“Disruptive, green and positive for the economy and society,” was how Francesco Starace described the “new industrial revolution” that is currently underway in an article published in La Repubblica’s weekly supplement Affari&Finanza. The Enel CEO began with the results of the Decarbonisation Pathways study promoted by Eurelectric – the European association of electricity producers, of which he is the President – which showed that electricity can become the motor for economic growth and the wellbeing of citizens.
We must act now: it is the only way that Europe will be able to assert its own technological leadership and benefit from renewed economic growth, confirming its role as a global champion in the fight against climate change
Francesco Starace, Enel CEO
“The energy transformation that is currently underway in the electricity production sector is experiencing a progressive and unstoppable replacement of fossil fuels with systems that generate energy from renewable sources,” observed Mr Starace, emphasising how that process, which is partially the result of the growing competitiveness of these new technologies, can contribute to reducing the average price of electricity produced, also making it less sensitive to fluctuations in oil prices. “Today, European electricity is already the ‘cleanest’ in the world with 56 per cent generated carbon-free,” the Enel CEO pointed out, reporting that for several days in 2018 renewable production in Germany exceeded production from any other source, while in Portugal it covered more than 100 per cent of the local demand. In Italy, however, the European objectives for the penetration of renewals by 2020 were surpassed some time ago. “Looking forward, the forecast is that, on the basis of the current regulations and directives, European electrical energy generation from carbon-free sources could reach 76 per cent by 2030.”

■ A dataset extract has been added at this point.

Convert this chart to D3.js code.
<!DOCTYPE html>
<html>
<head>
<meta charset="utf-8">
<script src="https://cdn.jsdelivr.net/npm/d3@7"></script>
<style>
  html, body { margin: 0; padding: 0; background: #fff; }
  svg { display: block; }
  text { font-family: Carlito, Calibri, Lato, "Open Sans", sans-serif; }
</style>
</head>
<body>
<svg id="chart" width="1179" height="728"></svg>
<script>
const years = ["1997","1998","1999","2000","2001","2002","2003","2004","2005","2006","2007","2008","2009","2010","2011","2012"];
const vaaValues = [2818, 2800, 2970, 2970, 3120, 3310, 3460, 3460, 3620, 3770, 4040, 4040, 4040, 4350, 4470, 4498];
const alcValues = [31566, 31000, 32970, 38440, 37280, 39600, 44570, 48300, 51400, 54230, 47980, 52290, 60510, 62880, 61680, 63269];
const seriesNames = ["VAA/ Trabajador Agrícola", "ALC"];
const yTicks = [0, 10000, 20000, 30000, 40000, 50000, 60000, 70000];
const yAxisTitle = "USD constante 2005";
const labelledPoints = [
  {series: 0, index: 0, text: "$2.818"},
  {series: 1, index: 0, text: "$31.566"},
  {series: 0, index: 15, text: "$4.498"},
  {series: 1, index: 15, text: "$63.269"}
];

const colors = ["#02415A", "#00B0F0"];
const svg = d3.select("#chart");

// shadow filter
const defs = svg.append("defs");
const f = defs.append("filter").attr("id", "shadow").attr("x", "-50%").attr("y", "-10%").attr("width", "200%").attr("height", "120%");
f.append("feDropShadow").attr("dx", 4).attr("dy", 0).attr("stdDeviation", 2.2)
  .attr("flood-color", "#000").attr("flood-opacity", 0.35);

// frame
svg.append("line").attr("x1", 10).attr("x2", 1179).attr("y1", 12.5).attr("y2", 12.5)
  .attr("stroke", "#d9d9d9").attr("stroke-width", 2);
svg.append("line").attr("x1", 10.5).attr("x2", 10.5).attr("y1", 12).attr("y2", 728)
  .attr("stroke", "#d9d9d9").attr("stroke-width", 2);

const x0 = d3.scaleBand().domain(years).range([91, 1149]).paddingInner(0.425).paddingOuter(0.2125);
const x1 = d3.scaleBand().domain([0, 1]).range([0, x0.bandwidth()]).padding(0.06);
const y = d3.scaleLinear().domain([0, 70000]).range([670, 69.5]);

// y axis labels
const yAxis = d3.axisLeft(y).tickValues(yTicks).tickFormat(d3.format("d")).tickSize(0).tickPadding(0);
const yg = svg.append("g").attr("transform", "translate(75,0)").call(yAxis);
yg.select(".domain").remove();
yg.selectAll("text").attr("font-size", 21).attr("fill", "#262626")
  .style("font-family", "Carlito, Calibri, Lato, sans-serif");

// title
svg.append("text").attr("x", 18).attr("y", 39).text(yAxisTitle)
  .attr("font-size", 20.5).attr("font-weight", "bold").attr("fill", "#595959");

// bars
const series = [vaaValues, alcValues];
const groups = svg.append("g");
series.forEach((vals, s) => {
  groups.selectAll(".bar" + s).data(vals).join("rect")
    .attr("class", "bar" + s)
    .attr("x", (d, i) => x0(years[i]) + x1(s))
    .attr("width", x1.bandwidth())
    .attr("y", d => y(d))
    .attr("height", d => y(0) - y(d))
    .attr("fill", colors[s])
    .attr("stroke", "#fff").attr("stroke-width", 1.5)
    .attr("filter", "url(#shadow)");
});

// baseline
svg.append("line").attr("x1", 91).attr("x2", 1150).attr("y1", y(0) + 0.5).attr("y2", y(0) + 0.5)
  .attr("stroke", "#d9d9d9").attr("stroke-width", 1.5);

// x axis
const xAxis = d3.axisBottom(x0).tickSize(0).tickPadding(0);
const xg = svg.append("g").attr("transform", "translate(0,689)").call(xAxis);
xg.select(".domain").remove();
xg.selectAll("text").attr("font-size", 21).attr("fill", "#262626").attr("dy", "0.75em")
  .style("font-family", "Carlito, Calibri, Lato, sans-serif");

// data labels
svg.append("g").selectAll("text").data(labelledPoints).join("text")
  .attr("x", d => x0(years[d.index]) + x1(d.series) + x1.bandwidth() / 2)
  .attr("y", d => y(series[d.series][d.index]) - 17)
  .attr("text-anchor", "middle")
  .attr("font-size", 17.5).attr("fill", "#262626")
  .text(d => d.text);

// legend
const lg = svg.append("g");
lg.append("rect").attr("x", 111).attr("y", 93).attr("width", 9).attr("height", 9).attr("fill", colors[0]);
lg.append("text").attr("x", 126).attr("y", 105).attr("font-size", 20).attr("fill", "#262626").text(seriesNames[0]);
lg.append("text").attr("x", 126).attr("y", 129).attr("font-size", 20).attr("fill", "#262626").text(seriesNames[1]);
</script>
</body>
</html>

Mr Starace explained that consequently, thanks to renewables, the spread in the use of electricity can now enable us to decarbonise our economy. “Eurelectric predicts that in 2050 more than 60 per cent of consumption will be covered by electricity, compared with 22 per cent at present.” But in order to accelerate this process, according to the association’s President, it is necessary to act quickly on three fronts. Electrifying transport is the first: “Technological development will quickly reduce the cost of electric vehicles in comparison to internal combustion vehicles, to the extent that Eurelectric is talking about electricity having a 60-65 per cent share in the sector by the end of 2050, thus making cities more liveable through the reduction of noise and environmental pollution.” The second: “Using electricity more in air conditioning and heating for buildings, until it covers 60-65 per cent of the energy requirement (compared with 34 per cent at present).” And the third: “Intervening in the industrial sector directly by electrifying up to 50 per cent of production processes, compared with 33 per cent today.”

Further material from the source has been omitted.